======== DATA EXCERPT ========

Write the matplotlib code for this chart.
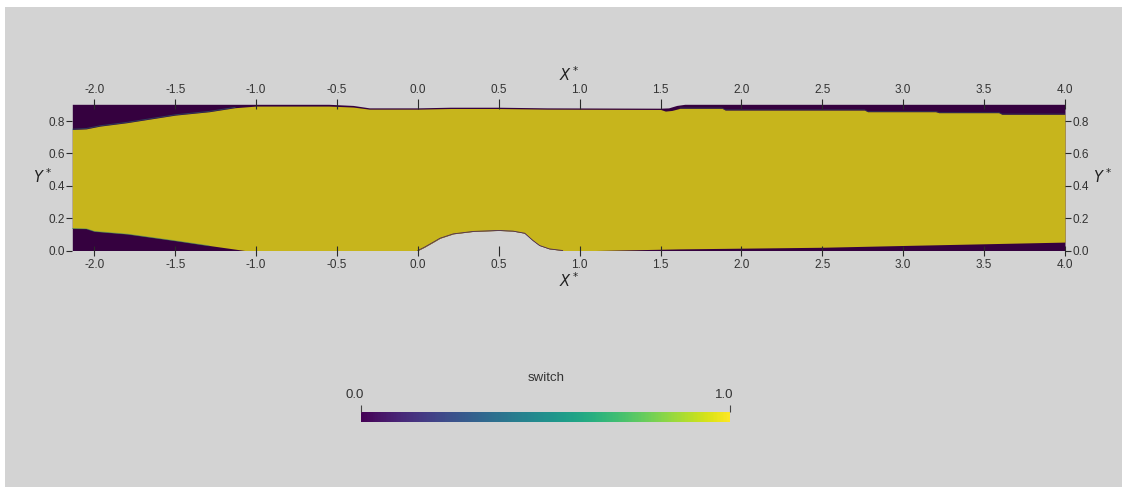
import numpy as np
import matplotlib
matplotlib.use("Agg")
import matplotlib.pyplot as plt
from matplotlib.patches import Rectangle
from matplotlib.cm import ScalarMappable
from matplotlib.colors import Normalize
from matplotlib.transforms import ScaledTranslation

plt.rcParams['font.family'] = ['Liberation Sans', 'DejaVu Sans']
plt.rcParams['mathtext.fontset'] = 'dejavusans'

# domain walls (x*, y*)
top_wall_x = [-2.136, -0.55, -0.40, -0.30, 0.0, 0.2, 0.5, 0.8, 1.5, 1.55, 1.6, 1.65, 4.0]
top_wall_y = [0.904, 0.904, 0.897, 0.882, 0.882, 0.886, 0.886, 0.882, 0.880, 0.882, 0.897, 0.904, 0.904]

bot_wall_x = [-2.136, 0.0, 0.04, 0.096, 0.137, 0.219, 0.342, 0.445, 0.5, 0.588, 0.66, 0.711, 0.752, 0.813, 0.895, 4.0]
bot_wall_y = [0.0, 0.0, 0.02, 0.052, 0.076, 0.103, 0.118, 0.122, 0.124, 0.120, 0.107, 0.062, 0.031, 0.010, 0.0, 0.0]

# switch = 1 region (yellow) limits
upper_x = [-2.136, -2.05, -1.965, -1.8, -1.5, -1.29, -1.13, -1.0, -0.55, -0.40, -0.30, 0.0, 0.2, 0.5, 0.8,
           1.5, 1.53, 1.57, 1.62, 1.88, 1.9, 2.76, 2.78, 3.2, 3.22, 3.59, 3.61, 4.0]
upper_y = [0.748, 0.752, 0.769, 0.79, 0.837, 0.858, 0.883, 0.893, 0.893, 0.887, 0.874, 0.874, 0.878, 0.878, 0.874,
           0.872, 0.862, 0.866, 0.879, 0.879, 0.868, 0.868, 0.858, 0.858, 0.852, 0.852, 0.842, 0.842]

lower_x = [-2.136, -2.05, -2.0, -1.795, -1.5, -1.29, -1.07, 1.1, 1.618, 2.5, 3.0, 4.0]
lower_y = [0.138, 0.136, 0.12, 0.103, 0.062, 0.031, 0.0, 0.0, 0.01, 0.02, 0.031, 0.052]

x_ticks = [-2.0, -1.5, -1.0, -0.5, 0.0, 0.5, 1.0, 1.5, 2.0, 2.5, 3.0, 3.5, 4.0]
y_ticks = [0.0, 0.2, 0.4, 0.6, 0.8]

purple = '#35013f'
yellow = '#c7b51c'
fringe = '#2a8a7a'
tick_col = '#2a2a2a'

W, H = 1122, 487
fig = plt.figure(figsize=(W / 100, H / 100), dpi=100, facecolor='white')
fig.patches.append(Rectangle((5 / W, 0), 1 - 5 / W, 1 - 7 / H, transform=fig.transFigure,
                             facecolor='#d3d3d3', edgecolor='none', zorder=-10))

# main axes, placed in pixels
x0, x1 = 72.3, 1065.0
y0, y1 = 250.5, 104.3
ax = fig.add_axes([x0 / W, 1 - y0 / H, (x1 - x0) / W, (y0 - y1) / H])
ax.patch.set_visible(False)
for s in ax.spines.values():
    s.set_visible(False)

xs = np.unique(np.concatenate([top_wall_x, bot_wall_x, upper_x, lower_x, np.linspace(-2.136, 4.0, 800)]))
tw = np.interp(xs, top_wall_x, top_wall_y)
bw = np.interp(xs, bot_wall_x, bot_wall_y)
up = np.interp(xs, upper_x, upper_y)
lo = np.maximum(np.interp(xs, lower_x, lower_y), bw)

ax.fill_between(xs, bw, tw, color=purple, lw=0, zorder=0.5)
ax.fill_between(xs, lo, up, color=yellow, lw=0, zorder=0.6)

# thin blended edges between the regions
ux = np.array(upper_x); uy = np.array(upper_y)
m = ux <= -1.13
ax.plot(ux[m], uy[m] + 0.002, color=fringe, lw=0.7, alpha=0.45, zorder=0.7)
m = ux >= 1.62
ax.plot(ux[m], uy[m] + 0.002, color=fringe, lw=0.6, alpha=0.35, zorder=0.7)
lx = np.array(lower_x); ly = np.array(lower_y)
m = lx <= -1.29
ax.plot(lx[m], ly[m] - 0.002, color=fringe, lw=0.7, alpha=0.45, zorder=0.7)
bx = np.array(bot_wall_x); by = np.array(bot_wall_y)
m = (bx >= 0.0) & (bx <= 0.9)
ax.plot(bx[m], by[m], color='#4a2a55', lw=0.6, zorder=0.8)

ax.set_xlim(-2.136, 4.0)
ax.set_ylim(0.0, 0.904)

ax.set_xticks(x_ticks)
ax.set_xticklabels([f'{v:.1f}' for v in x_ticks])
ax.set_yticks(y_ticks)
ax.set_yticklabels([f'{v:.1f}' for v in y_ticks])
ax.tick_params(axis='x', which='both', top=True, bottom=True, labeltop=True, labelbottom=True,
               direction='inout', length=7.5, width=0.8, color=tick_col, labelsize=8.5,
               labelcolor='#333333', pad=2.5)
ax.tick_params(axis='y', which='both', left=True, right=True, labelleft=True, labelright=True,
               direction='out', length=4.5, width=0.8, color=tick_col, labelsize=8.5,
               labelcolor='#333333', pad=1)

fig.text(569 / W, 1 - 75 / H, r'$X^*$', ha='center', va='center', fontsize=10.5, color='#222222')
fig.text(569 / W, 1 - 281 / H, r'$X^*$', ha='center', va='center', fontsize=10.5, color='#222222')
fig.text(42 / W, 1 - 177 / H, r'$Y^*$', ha='center', va='center', fontsize=10.5, color='#222222')
fig.text(1102 / W, 1 - 177 / H, r'$Y^*$', ha='center', va='center', fontsize=10.5, color='#222222')

# colour bar
cax = fig.add_axes([361 / W, 1 - 422.3 / H, (730 - 361) / W, 10.6 / H])
cb = fig.colorbar(ScalarMappable(norm=Normalize(0, 1), cmap='viridis'), cax=cax, orientation='horizontal')
cb.outline.set_visible(False)
cb.set_ticks([0.0, 1.0])
cb.set_ticklabels(['0.0', '1.0'])
cax.xaxis.set_ticks_position('top')
cax.tick_params(axis='x', direction='out', length=5, width=0.8, color='#444444',
                labelsize=9.5, labelcolor='#333333', pad=3)
shift = ScaledTranslation(-6 / 100, 0, fig.dpi_scale_trans)
for lab in cax.get_xticklabels():
    lab.set_transform(lab.get_transform() + shift)
fig.text(546 / W, 1 - 378 / H, 'switch', ha='center', va='center', fontsize=9.5, color='#333333')

fig.savefig('out.png', dpi=100, facecolor=fig.get_facecolor())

========

EXERCISE DIRECTIONS
Reproduce all of the material above word for word. Omit the pictures.

TASK OUTPUT
Write the matplotlib code for this chart.
import numpy as np
import matplotlib
matplotlib.use("Agg")
import matplotlib.pyplot as plt
from matplotlib.patches import Rectangle
from matplotlib.cm import ScalarMappable
from matplotlib.colors import Normalize
from matplotlib.transforms import ScaledTranslation

plt.rcParams['font.family'] = ['Liberation Sans', 'DejaVu Sans']
plt.rcParams['mathtext.fontset'] = 'dejavusans'

# domain walls (x*, y*)
top_wall_x = [-2.136, -0.55, -0.40, -0.30, 0.0, 0.2, 0.5, 0.8, 1.5, 1.55, 1.6, 1.65, 4.0]
top_wall_y = [0.904, 0.904, 0.897, 0.882, 0.882, 0.886, 0.886, 0.882, 0.880, 0.882, 0.897, 0.904, 0.904]

bot_wall_x = [-2.136, 0.0, 0.04, 0.096, 0.137, 0.219, 0.342, 0.445, 0.5, 0.588, 0.66, 0.711, 0.752, 0.813, 0.895, 4.0]
bot_wall_y = [0.0, 0.0, 0.02, 0.052, 0.076, 0.103, 0.118, 0.122, 0.124, 0.120, 0.107, 0.062, 0.031, 0.010, 0.0, 0.0]

# switch = 1 region (yellow) limits
upper_x = [-2.136, -2.05, -1.965, -1.8, -1.5, -1.29, -1.13, -1.0, -0.55, -0.40, -0.30, 0.0, 0.2, 0.5, 0.8,
           1.5, 1.53, 1.57, 1.62, 1.88, 1.9, 2.76, 2.78, 3.2, 3.22, 3.59, 3.61, 4.0]
upper_y = [0.748, 0.752, 0.769, 0.79, 0.837, 0.858, 0.883, 0.893, 0.893, 0.887, 0.874, 0.874, 0.878, 0.878, 0.874,
           0.872, 0.862, 0.866, 0.879, 0.879, 0.868, 0.868, 0.858, 0.858, 0.852, 0.852, 0.842, 0.842]

lower_x = [-2.136, -2.05, -2.0, -1.795, -1.5, -1.29, -1.07, 1.1, 1.618, 2.5, 3.0, 4.0]
lower_y = [0.138, 0.136, 0.12, 0.103, 0.062, 0.031, 0.0, 0.0, 0.01, 0.02, 0.031, 0.052]

x_ticks = [-2.0, -1.5, -1.0, -0.5, 0.0, 0.5, 1.0, 1.5, 2.0, 2.5, 3.0, 3.5, 4.0]
y_ticks = [0.0, 0.2, 0.4, 0.6, 0.8]

purple = '#35013f'
yellow = '#c7b51c'
fringe = '#2a8a7a'
tick_col = '#2a2a2a'

W, H = 1122, 487
fig = plt.figure(figsize=(W / 100, H / 100), dpi=100, facecolor='white')
fig.patches.append(Rectangle((5 / W, 0), 1 - 5 / W, 1 - 7 / H, transform=fig.transFigure,
                             facecolor='#d3d3d3', edgecolor='none', zorder=-10))

# main axes, placed in pixels
x0, x1 = 72.3, 1065.0
y0, y1 = 250.5, 104.3
ax = fig.add_axes([x0 / W, 1 - y0 / H, (x1 - x0) / W, (y0 - y1) / H])
ax.patch.set_visible(False)
for s in ax.spines.values():
    s.set_visible(False)

xs = np.unique(np.concatenate([top_wall_x, bot_wall_x, upper_x, lower_x, np.linspace(-2.136, 4.0, 800)]))
tw = np.interp(xs, top_wall_x, top_wall_y)
bw = np.interp(xs, bot_wall_x, bot_wall_y)
up = np.interp(xs, upper_x, upper_y)
lo = np.maximum(np.interp(xs, lower_x, lower_y), bw)

ax.fill_between(xs, bw, tw, color=purple, lw=0, zorder=0.5)
ax.fill_between(xs, lo, up, color=yellow, lw=0, zorder=0.6)

# thin blended edges between the regions
ux = np.array(upper_x); uy = np.array(upper_y)
m = ux <= -1.13
ax.plot(ux[m], uy[m] + 0.002, color=fringe, lw=0.7, alpha=0.45, zorder=0.7)
m = ux >= 1.62
ax.plot(ux[m], uy[m] + 0.002, color=fringe, lw=0.6, alpha=0.35, zorder=0.7)
lx = np.array(lower_x); ly = np.array(lower_y)
m = lx <= -1.29
ax.plot(lx[m], ly[m] - 0.002, color=fringe, lw=0.7, alpha=0.45, zorder=0.7)
bx = np.array(bot_wall_x); by = np.array(bot_wall_y)
m = (bx >= 0.0) & (bx <= 0.9)
ax.plot(bx[m], by[m], color='#4a2a55', lw=0.6, zorder=0.8)

ax.set_xlim(-2.136, 4.0)
ax.set_ylim(0.0, 0.904)

ax.set_xticks(x_ticks)
ax.set_xticklabels([f'{v:.1f}' for v in x_ticks])
ax.set_yticks(y_ticks)
ax.set_yticklabels([f'{v:.1f}' for v in y_ticks])
ax.tick_params(axis='x', which='both', top=True, bottom=True, labeltop=True, labelbottom=True,
               direction='inout', length=7.5, width=0.8, color=tick_col, labelsize=8.5,
               labelcolor='#333333', pad=2.5)
ax.tick_params(axis='y', which='both', left=True, right=True, labelleft=True, labelright=True,
               direction='out', length=4.5, width=0.8, color=tick_col, labelsize=8.5,
               labelcolor='#333333', pad=1)

fig.text(569 / W, 1 - 75 / H, r'$X^*$', ha='center', va='center', fontsize=10.5, color='#222222')
fig.text(569 / W, 1 - 281 / H, r'$X^*$', ha='center', va='center', fontsize=10.5, color='#222222')
fig.text(42 / W, 1 - 177 / H, r'$Y^*$', ha='center', va='center', fontsize=10.5, color='#222222')
fig.text(1102 / W, 1 - 177 / H, r'$Y^*$', ha='center', va='center', fontsize=10.5, color='#222222')

# colour bar
cax = fig.add_axes([361 / W, 1 - 422.3 / H, (730 - 361) / W, 10.6 / H])
cb = fig.colorbar(ScalarMappable(norm=Normalize(0, 1), cmap='viridis'), cax=cax, orientation='horizontal')
cb.outline.set_visible(False)
cb.set_ticks([0.0, 1.0])
cb.set_ticklabels(['0.0', '1.0'])
cax.xaxis.set_ticks_position('top')
cax.tick_params(axis='x', direction='out', length=5, width=0.8, color='#444444',
                labelsize=9.5, labelcolor='#333333', pad=3)
shift = ScaledTranslation(-6 / 100, 0, fig.dpi_scale_trans)
for lab in cax.get_xticklabels():
    lab.set_transform(lab.get_transform() + shift)
fig.text(546 / W, 1 - 378 / H, 'switch', ha='center', va='center', fontsize=9.5, color='#333333')

fig.savefig('out.png', dpi=100, facecolor=fig.get_facecolor())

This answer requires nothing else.